- **Request**: Include in the output only the lines from the opening of the records through the line containing "(lote) at (466,222)", each printed exactly; pictures are omitted.

- **Stored rows**:
>> begin

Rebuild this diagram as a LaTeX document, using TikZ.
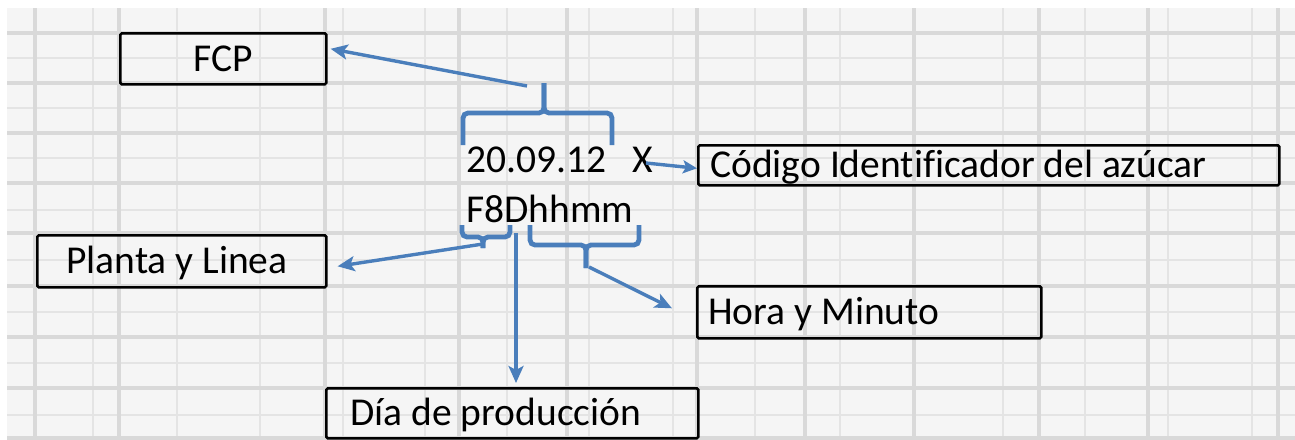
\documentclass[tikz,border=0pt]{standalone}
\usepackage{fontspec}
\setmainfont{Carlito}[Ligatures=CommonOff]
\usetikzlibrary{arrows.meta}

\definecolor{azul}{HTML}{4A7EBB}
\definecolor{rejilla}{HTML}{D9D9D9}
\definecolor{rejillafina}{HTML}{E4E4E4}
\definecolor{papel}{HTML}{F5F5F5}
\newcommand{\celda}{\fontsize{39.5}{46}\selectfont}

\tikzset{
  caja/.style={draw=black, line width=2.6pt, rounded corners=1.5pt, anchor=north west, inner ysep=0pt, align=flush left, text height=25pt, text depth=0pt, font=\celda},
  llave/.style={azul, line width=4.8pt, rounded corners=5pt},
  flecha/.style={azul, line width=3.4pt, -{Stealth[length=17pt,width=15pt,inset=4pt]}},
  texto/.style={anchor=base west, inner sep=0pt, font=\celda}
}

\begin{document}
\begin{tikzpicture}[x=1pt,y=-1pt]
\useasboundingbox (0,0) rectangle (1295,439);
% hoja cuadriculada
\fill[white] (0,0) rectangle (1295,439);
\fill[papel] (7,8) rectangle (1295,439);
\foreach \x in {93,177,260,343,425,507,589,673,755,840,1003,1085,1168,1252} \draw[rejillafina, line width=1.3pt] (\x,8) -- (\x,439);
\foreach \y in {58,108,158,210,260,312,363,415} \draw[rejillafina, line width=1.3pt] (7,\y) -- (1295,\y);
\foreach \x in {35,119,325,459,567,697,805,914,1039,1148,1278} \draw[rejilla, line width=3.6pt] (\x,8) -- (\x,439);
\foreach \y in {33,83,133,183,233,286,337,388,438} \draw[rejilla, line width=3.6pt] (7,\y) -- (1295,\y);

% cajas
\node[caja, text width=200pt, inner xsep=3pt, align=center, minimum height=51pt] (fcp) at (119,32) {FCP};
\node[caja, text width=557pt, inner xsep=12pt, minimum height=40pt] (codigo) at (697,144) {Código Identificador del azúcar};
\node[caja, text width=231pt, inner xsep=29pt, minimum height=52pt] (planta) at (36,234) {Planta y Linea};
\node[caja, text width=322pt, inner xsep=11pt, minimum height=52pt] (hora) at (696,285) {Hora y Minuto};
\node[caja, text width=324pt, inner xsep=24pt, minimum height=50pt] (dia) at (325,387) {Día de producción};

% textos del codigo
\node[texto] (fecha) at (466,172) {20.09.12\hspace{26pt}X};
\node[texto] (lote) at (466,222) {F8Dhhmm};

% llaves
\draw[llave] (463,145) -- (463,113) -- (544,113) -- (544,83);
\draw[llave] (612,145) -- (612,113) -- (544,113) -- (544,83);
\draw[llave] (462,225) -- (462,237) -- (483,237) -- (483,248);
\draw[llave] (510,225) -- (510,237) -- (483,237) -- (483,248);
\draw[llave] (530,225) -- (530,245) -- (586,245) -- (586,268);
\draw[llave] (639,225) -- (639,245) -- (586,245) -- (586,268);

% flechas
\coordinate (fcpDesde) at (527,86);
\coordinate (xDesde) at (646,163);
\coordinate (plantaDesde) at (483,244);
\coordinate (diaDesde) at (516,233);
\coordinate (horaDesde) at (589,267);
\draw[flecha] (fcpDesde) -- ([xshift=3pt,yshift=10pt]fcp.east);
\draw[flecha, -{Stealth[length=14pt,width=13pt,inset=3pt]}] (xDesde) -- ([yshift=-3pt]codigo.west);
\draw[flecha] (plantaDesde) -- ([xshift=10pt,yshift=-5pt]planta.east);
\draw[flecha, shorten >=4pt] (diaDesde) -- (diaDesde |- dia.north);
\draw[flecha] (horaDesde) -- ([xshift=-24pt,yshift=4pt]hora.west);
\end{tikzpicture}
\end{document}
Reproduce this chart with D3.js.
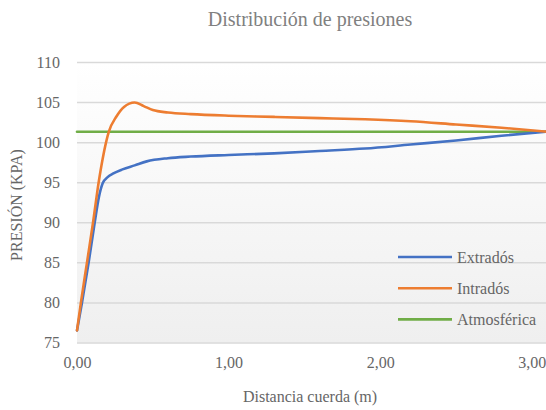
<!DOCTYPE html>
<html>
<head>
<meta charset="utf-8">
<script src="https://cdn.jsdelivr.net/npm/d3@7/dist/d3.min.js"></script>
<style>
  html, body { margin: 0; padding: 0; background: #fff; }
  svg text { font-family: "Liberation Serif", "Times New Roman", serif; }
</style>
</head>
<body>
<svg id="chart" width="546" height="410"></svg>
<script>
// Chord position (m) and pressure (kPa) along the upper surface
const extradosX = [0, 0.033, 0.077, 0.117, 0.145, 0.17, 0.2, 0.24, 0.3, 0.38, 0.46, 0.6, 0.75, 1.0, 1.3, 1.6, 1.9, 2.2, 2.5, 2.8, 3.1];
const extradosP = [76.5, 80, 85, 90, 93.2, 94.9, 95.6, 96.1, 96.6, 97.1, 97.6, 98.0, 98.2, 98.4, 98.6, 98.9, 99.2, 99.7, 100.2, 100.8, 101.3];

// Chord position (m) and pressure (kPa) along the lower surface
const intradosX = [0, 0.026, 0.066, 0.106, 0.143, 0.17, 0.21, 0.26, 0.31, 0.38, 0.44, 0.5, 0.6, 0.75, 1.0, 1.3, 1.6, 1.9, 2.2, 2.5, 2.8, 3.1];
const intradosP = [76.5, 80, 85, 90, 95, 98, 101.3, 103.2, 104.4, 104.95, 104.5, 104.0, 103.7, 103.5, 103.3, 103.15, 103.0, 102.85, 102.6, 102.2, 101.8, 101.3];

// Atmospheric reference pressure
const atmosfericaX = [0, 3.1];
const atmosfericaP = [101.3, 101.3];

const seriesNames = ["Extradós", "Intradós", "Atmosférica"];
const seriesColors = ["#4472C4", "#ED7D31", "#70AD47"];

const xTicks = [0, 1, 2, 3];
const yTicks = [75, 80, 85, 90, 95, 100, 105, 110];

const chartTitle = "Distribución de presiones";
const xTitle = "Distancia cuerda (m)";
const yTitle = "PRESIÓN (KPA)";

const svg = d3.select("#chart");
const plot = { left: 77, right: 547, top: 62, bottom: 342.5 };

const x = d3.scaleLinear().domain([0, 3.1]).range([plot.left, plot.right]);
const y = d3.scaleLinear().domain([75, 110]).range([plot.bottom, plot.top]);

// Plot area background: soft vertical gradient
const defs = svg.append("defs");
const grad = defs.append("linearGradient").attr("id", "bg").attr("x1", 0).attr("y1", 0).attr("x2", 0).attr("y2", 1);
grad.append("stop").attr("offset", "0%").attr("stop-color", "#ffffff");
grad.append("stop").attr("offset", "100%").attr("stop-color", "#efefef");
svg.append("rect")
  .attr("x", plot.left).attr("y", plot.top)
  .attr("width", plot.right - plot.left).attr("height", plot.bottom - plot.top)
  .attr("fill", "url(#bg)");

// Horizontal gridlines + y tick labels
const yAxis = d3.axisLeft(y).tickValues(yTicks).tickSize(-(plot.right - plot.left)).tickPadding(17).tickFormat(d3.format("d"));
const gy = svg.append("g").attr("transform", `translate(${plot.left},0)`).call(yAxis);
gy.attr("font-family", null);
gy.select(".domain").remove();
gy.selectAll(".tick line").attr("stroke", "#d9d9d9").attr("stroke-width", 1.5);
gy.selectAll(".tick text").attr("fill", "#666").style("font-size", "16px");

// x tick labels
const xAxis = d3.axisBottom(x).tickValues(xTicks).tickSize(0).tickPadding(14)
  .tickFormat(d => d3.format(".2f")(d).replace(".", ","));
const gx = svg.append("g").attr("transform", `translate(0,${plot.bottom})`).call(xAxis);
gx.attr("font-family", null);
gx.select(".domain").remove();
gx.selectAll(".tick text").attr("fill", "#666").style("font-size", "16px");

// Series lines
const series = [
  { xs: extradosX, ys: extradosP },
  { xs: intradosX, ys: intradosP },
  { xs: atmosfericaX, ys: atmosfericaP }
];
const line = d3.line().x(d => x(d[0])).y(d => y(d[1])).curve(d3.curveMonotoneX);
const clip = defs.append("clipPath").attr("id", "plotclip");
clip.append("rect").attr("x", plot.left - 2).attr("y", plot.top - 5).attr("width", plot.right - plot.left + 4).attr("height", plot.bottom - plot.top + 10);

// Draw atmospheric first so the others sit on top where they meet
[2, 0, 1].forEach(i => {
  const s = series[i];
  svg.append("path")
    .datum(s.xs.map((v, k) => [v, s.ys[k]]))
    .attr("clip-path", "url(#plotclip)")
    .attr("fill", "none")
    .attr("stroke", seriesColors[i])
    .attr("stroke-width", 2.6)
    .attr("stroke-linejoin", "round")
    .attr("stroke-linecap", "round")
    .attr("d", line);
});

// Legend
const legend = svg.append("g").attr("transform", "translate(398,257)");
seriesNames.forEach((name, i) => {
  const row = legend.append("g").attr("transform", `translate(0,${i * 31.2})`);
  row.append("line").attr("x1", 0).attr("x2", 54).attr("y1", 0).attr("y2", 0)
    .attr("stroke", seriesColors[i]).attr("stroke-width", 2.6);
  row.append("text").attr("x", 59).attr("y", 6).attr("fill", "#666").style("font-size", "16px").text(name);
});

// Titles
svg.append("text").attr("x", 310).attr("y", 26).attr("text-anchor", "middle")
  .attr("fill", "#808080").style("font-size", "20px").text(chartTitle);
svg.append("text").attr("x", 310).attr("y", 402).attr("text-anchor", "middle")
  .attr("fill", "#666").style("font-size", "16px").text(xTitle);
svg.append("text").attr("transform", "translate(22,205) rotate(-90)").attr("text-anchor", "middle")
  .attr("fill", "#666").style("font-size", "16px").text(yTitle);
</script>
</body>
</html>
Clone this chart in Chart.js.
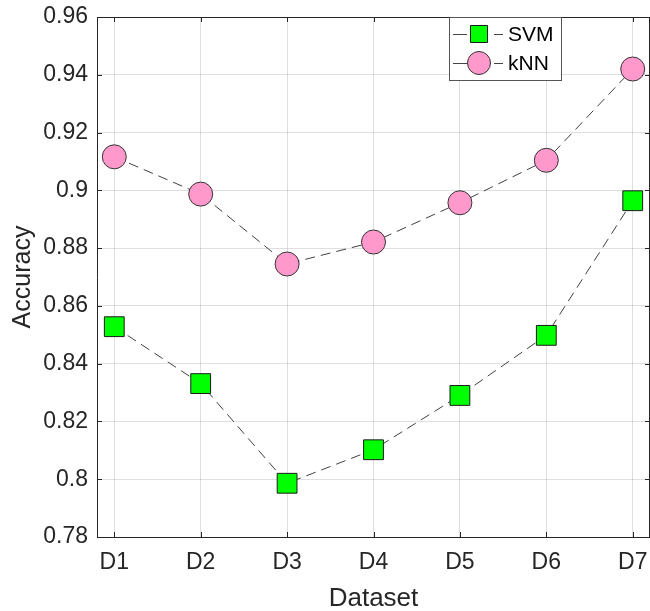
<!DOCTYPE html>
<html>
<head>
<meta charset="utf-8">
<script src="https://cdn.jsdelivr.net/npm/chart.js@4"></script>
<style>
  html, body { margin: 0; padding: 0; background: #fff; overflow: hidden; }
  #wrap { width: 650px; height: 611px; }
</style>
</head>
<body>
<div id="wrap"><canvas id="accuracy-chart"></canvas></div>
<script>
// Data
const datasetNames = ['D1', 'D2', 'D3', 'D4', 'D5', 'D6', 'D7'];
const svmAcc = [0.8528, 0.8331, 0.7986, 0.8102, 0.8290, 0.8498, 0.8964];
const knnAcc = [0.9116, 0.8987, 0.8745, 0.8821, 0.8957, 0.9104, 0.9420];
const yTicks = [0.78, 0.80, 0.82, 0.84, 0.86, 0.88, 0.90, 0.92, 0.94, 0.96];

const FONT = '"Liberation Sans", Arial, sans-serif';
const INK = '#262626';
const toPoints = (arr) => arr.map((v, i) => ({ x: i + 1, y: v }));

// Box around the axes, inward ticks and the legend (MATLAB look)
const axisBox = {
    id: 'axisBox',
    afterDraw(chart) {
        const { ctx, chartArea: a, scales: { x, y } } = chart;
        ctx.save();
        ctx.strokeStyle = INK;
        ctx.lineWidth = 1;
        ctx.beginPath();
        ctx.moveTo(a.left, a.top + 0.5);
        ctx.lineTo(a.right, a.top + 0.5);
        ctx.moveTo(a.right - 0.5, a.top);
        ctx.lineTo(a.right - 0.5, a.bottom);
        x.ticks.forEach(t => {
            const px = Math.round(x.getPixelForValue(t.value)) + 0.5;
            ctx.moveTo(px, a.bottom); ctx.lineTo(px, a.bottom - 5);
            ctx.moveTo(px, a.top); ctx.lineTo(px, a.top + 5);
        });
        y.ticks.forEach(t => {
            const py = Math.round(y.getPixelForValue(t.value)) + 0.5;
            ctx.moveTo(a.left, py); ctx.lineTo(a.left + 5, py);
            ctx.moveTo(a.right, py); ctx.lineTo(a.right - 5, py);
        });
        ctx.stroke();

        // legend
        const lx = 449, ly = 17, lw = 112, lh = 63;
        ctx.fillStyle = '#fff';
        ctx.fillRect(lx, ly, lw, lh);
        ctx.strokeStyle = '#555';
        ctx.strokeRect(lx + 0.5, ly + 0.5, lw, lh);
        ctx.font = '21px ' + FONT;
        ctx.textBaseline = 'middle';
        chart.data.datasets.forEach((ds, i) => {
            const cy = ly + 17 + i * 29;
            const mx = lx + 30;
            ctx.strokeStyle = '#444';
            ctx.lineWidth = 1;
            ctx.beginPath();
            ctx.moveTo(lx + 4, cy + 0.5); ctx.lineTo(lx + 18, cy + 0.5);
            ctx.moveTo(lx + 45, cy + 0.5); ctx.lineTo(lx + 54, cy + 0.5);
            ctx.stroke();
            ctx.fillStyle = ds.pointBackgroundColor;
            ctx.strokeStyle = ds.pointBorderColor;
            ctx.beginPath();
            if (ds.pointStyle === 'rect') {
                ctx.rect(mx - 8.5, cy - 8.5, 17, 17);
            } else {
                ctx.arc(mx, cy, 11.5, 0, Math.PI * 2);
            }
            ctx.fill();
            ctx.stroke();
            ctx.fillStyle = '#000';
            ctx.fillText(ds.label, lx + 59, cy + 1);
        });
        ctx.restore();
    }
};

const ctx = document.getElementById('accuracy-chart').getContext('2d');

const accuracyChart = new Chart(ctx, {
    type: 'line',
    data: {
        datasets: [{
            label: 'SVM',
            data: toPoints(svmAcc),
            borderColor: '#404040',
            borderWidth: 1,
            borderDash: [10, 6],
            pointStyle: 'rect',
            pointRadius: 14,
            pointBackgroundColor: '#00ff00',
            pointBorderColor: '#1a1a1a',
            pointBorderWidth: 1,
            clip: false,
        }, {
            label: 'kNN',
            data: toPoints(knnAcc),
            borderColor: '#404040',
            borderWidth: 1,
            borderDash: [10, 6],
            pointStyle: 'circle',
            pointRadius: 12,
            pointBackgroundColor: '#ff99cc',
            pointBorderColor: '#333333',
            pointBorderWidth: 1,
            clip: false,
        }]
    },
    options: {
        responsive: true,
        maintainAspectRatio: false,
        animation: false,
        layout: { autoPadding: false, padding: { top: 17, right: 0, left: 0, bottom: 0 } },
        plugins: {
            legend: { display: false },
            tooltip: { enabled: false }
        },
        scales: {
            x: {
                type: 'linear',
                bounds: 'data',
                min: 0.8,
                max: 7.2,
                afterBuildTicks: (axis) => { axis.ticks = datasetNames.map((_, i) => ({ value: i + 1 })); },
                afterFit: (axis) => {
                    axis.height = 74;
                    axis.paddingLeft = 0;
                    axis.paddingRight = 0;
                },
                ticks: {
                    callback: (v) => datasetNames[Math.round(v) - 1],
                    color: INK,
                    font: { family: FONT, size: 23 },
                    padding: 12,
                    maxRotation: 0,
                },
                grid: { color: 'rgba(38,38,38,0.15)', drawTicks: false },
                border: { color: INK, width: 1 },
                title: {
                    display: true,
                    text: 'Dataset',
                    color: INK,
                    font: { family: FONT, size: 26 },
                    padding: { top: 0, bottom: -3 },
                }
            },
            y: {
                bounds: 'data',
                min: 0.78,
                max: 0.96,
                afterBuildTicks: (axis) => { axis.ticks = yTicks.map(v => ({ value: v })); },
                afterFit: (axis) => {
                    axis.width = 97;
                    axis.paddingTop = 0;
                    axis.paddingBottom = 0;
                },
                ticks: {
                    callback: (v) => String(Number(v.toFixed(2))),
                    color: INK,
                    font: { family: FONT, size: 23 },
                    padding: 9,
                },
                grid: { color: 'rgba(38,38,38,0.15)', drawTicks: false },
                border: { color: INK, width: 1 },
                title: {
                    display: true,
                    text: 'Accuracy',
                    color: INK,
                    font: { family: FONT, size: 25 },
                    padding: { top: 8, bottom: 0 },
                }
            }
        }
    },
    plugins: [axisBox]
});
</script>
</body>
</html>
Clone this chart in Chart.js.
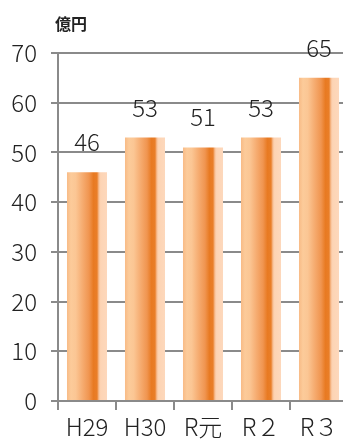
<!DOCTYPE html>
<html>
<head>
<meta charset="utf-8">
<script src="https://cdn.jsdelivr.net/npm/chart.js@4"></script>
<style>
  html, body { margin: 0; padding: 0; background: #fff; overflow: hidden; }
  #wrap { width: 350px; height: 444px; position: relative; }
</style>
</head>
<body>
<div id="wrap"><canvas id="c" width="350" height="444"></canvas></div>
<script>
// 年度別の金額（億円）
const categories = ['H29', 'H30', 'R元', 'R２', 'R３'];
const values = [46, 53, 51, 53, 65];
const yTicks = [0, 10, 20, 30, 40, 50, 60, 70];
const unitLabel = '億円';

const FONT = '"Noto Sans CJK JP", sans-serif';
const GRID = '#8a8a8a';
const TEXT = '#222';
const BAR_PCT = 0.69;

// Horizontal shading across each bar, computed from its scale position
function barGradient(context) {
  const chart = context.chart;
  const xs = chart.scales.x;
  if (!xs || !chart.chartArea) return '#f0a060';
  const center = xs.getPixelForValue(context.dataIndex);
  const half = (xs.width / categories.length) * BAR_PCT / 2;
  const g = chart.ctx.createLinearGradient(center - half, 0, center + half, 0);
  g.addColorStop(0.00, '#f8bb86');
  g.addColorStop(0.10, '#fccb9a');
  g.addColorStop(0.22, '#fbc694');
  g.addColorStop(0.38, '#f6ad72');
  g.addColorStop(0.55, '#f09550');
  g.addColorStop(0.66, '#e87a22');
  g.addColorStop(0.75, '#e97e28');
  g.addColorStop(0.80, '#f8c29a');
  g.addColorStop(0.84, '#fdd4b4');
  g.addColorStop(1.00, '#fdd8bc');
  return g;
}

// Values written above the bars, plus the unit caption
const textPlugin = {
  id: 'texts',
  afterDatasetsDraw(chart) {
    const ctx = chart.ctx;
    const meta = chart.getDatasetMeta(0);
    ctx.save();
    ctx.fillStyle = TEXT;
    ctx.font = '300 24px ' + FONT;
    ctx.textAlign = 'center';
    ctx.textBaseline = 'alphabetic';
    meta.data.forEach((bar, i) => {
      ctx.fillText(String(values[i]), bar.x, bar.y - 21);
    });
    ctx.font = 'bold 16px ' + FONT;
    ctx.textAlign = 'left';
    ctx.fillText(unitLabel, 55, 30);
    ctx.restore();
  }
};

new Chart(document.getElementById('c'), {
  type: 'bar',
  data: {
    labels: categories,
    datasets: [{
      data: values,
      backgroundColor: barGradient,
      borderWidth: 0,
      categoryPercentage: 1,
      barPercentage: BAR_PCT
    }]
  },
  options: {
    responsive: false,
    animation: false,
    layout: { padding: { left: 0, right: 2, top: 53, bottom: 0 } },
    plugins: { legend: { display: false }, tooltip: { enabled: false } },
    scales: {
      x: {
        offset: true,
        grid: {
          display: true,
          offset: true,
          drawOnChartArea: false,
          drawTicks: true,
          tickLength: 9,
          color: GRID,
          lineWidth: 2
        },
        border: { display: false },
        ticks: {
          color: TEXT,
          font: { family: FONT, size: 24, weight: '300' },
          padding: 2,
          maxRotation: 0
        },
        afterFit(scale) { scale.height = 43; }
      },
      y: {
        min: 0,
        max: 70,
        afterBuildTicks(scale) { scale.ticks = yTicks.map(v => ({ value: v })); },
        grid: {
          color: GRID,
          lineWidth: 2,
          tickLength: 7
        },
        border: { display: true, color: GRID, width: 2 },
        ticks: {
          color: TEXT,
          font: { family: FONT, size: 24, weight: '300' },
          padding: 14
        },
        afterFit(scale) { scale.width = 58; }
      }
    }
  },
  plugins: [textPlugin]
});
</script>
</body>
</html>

>> end

- **Answer in full**:
Rebuild this diagram as a LaTeX document, using TikZ.
\documentclass[tikz,border=0pt]{standalone}
\usepackage{fontspec}
\setmainfont{Carlito}[Ligatures=CommonOff]
\usetikzlibrary{arrows.meta}

\definecolor{azul}{HTML}{4A7EBB}
\definecolor{rejilla}{HTML}{D9D9D9}
\definecolor{rejillafina}{HTML}{E4E4E4}
\definecolor{papel}{HTML}{F5F5F5}
\newcommand{\celda}{\fontsize{39.5}{46}\selectfont}

\tikzset{
  caja/.style={draw=black, line width=2.6pt, rounded corners=1.5pt, anchor=north west, inner ysep=0pt, align=flush left, text height=25pt, text depth=0pt, font=\celda},
  llave/.style={azul, line width=4.8pt, rounded corners=5pt},
  flecha/.style={azul, line width=3.4pt, -{Stealth[length=17pt,width=15pt,inset=4pt]}},
  texto/.style={anchor=base west, inner sep=0pt, font=\celda}
}

\begin{document}
\begin{tikzpicture}[x=1pt,y=-1pt]
\useasboundingbox (0,0) rectangle (1295,439);
% hoja cuadriculada
\fill[white] (0,0) rectangle (1295,439);
\fill[papel] (7,8) rectangle (1295,439);
\foreach \x in {93,177,260,343,425,507,589,673,755,840,1003,1085,1168,1252} \draw[rejillafina, line width=1.3pt] (\x,8) -- (\x,439);
\foreach \y in {58,108,158,210,260,312,363,415} \draw[rejillafina, line width=1.3pt] (7,\y) -- (1295,\y);
\foreach \x in {35,119,325,459,567,697,805,914,1039,1148,1278} \draw[rejilla, line width=3.6pt] (\x,8) -- (\x,439);
\foreach \y in {33,83,133,183,233,286,337,388,438} \draw[rejilla, line width=3.6pt] (7,\y) -- (1295,\y);

% cajas
\node[caja, text width=200pt, inner xsep=3pt, align=center, minimum height=51pt] (fcp) at (119,32) {FCP};
\node[caja, text width=557pt, inner xsep=12pt, minimum height=40pt] (codigo) at (697,144) {Código Identificador del azúcar};
\node[caja, text width=231pt, inner xsep=29pt, minimum height=52pt] (planta) at (36,234) {Planta y Linea};
\node[caja, text width=322pt, inner xsep=11pt, minimum height=52pt] (hora) at (696,285) {Hora y Minuto};
\node[caja, text width=324pt, inner xsep=24pt, minimum height=50pt] (dia) at (325,387) {Día de producción};

% textos del codigo
\node[texto] (fecha) at (466,172) {20.09.12\hspace{26pt}X};
\node[texto] (lote) at (466,222) {F8Dhhmm};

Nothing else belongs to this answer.